The workers at the depot were keen to show off the horsepower at their disposal and proudly posed with a pair of dray horses, used to deliver goods to the surrounding neighbourhood.
They would get a lot more horsepower from the steam locomotive behind them, number 1061, a GWR 1016 Class 0-6-0 saddle tank engine.
This loco was built at the Stafford Road works in Wolverhampton in 1871, so was 40 years old when the picture was taken.
All these locomotives had long service lives, with most racking up more than one million miles.
When first built, 1061 would not have looked the same as in this picture. The 1016 Class, designed by George Armstrong, originally had shorter water tanks that did not run the full length of the boiler and firebox and finished some way short of the cab.
New boiler
In March 1892, 1061 was fitted with a new boiler at the Swindon Works and that is likely when the full length saddle tank was fitted.
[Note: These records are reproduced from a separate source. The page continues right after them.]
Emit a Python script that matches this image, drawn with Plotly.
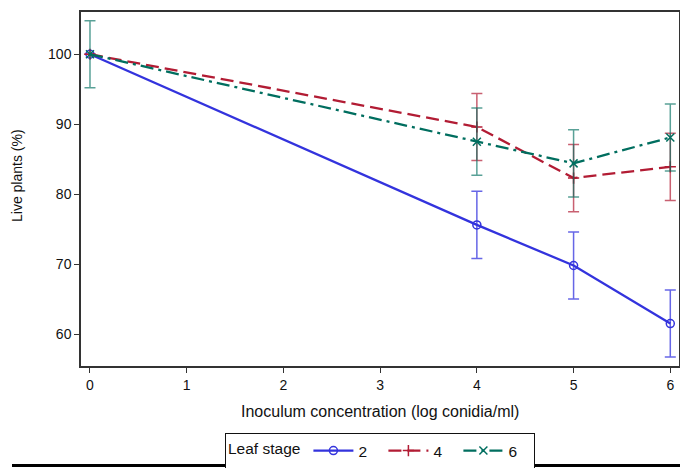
import plotly.graph_objects as go

x_vals = [0, 4, 5, 6]
series_names = ["2", "4", "6"]
y_stage2 = [100, 75.6, 69.8, 61.5]
y_stage4 = [100, 89.6, 82.3, 83.9]
y_stage6 = [100, 87.5, 84.4, 88.1]
err_stage2 = [0, 4.8, 4.8, 4.8]
err_stage4 = [0, 4.8, 4.8, 4.8]
err_stage6 = [4.8, 4.8, 4.8, 4.8]

x_ticks = [0, 1, 2, 3, 4, 5, 6]
y_ticks = [60, 70, 80, 90, 100]

colors = ["#3333dd", "#b21c34", "#006e5f"]
err_colors = ["rgba(51,51,221,0.75)", "rgba(178,28,52,0.7)", "rgba(0,110,95,0.65)"]
dashes = ["solid", "13px,6px", "13px,5px,3px,5px"]
symbols = ["circle-open", "cross-thin-open", "x-thin-open"]

ys = [y_stage2, y_stage4, y_stage6]
errs = [err_stage2, err_stage4, err_stage6]

fig = go.Figure()
for i, name in enumerate(series_names):
    fig.add_trace(go.Scatter(
        x=x_vals, y=ys[i], name=name, mode="lines+markers",
        line=dict(color=colors[i], width=2.3, dash=dashes[i]),
        marker=dict(symbol=symbols[i], size=8, color=colors[i],
                    line=dict(color=colors[i], width=1.5)),
        error_y=dict(type="data", array=errs[i], visible=True,
                     color=err_colors[i], thickness=1.5, width=5.5),
    ))

# page body has an 8px default margin, so the figure is 680x460
W, H = 680, 460
L, R, T, B = 73, 9, 4, 102
PW, PH = W - L - R, H - T - B

font_family = "Liberation Sans, Arial, sans-serif"
fig.update_layout(
    width=W, height=H,
    margin=dict(l=L, r=R, t=T, b=B, autoexpand=False),
    paper_bgcolor="white", plot_bgcolor="white",
    font=dict(family=font_family, size=14, color="#111"),
    showlegend=True,
    legend=dict(
        orientation="h", x=0.5, xanchor="center", y=(H - B - 425) / PH, yanchor="top",
        bordercolor="#111", borderwidth=1,
        title=dict(text="Leaf stage", side="left", font=dict(size=15.5)),
        font=dict(size=15.5), itemwidth=40, tracegroupgap=0,
        entrywidth=20, entrywidthmode="pixels",
    ),
    xaxis=dict(
        range=[-0.093, 6.09], tickvals=x_ticks, showgrid=False, zeroline=False,
        showline=True, linecolor="#333", linewidth=1.5, mirror=True,
        ticks="outside", ticklen=5, tickcolor="#333", automargin=False,
    ),
    yaxis=dict(
        range=[55.43, 106.04], tickvals=y_ticks, showgrid=False, zeroline=False,
        showline=True, linecolor="#333", linewidth=1.5, mirror=True,
        ticks="outside", ticklen=5, tickcolor="#333", automargin=False,
    ),
)

fig.add_annotation(text="Live plants (%)", textangle=-90, showarrow=False,
                   xref="paper", yref="paper", x=(9 - L) / PW, y=(H - B - 168) / PH,
                   xanchor="center", yanchor="middle", font=dict(size=14))
fig.add_annotation(text="Inoculum concentration (log conidia/ml)", showarrow=False,
                   xref="paper", yref="paper", x=0.5, y=(H - B - 403.7) / PH,
                   xanchor="center", yanchor="middle", font=dict(size=16))

ly = (H - B - 457.5) / PH
fig.add_shape(type="line", xref="paper", yref="paper",
              x0=(4 - L) / PW, x1=(675 - L) / PW, y0=ly, y1=ly,
              line=dict(color="black", width=3))

fig.write_html("out.html")
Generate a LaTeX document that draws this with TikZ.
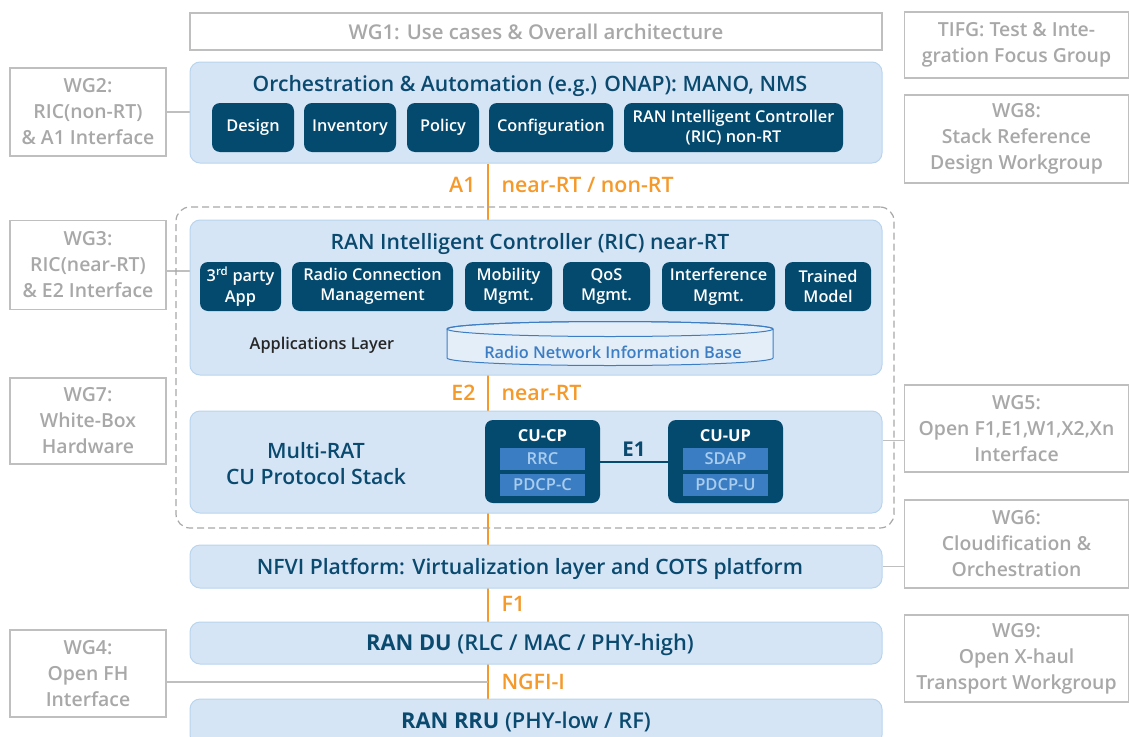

The working life of the 1016 Class was extended through a series of updates and modifications. 1061 was fitted with another new boiler in 1901, and again in 1904.
More radical change happened in 1925 with yet another new boiler fitted, along with a Belpaire firebox. The new firebox’s square shape meant that the saddle tank no longer fitted and so 1061 was reconfigured
with pannier tanks.
1061 ended its service life in 1932, after 61 years, when it was withdrawn and scrapped.
Opened
The Great Western opened its station at Great Bridge in 1866. The LNWR’S station was nearby and had opened in 1850 but both were confusingly named Great Bridge Station.
Wartime conditions and a decline in usage saw the GWR station close in 1915 but it reopened in 1920. Both stations continued to have the same name until nationalisation. They were renamed in 1950, with the former GWR station becoming Great Bridge South and the other was correspondingly renamed Great Bridge North.
Great Bridge South was closed down in 1964 and today very little of the site remains following extensive redevelopment and road building in the area. However, a section of the retaining wall to the goods depot has survived.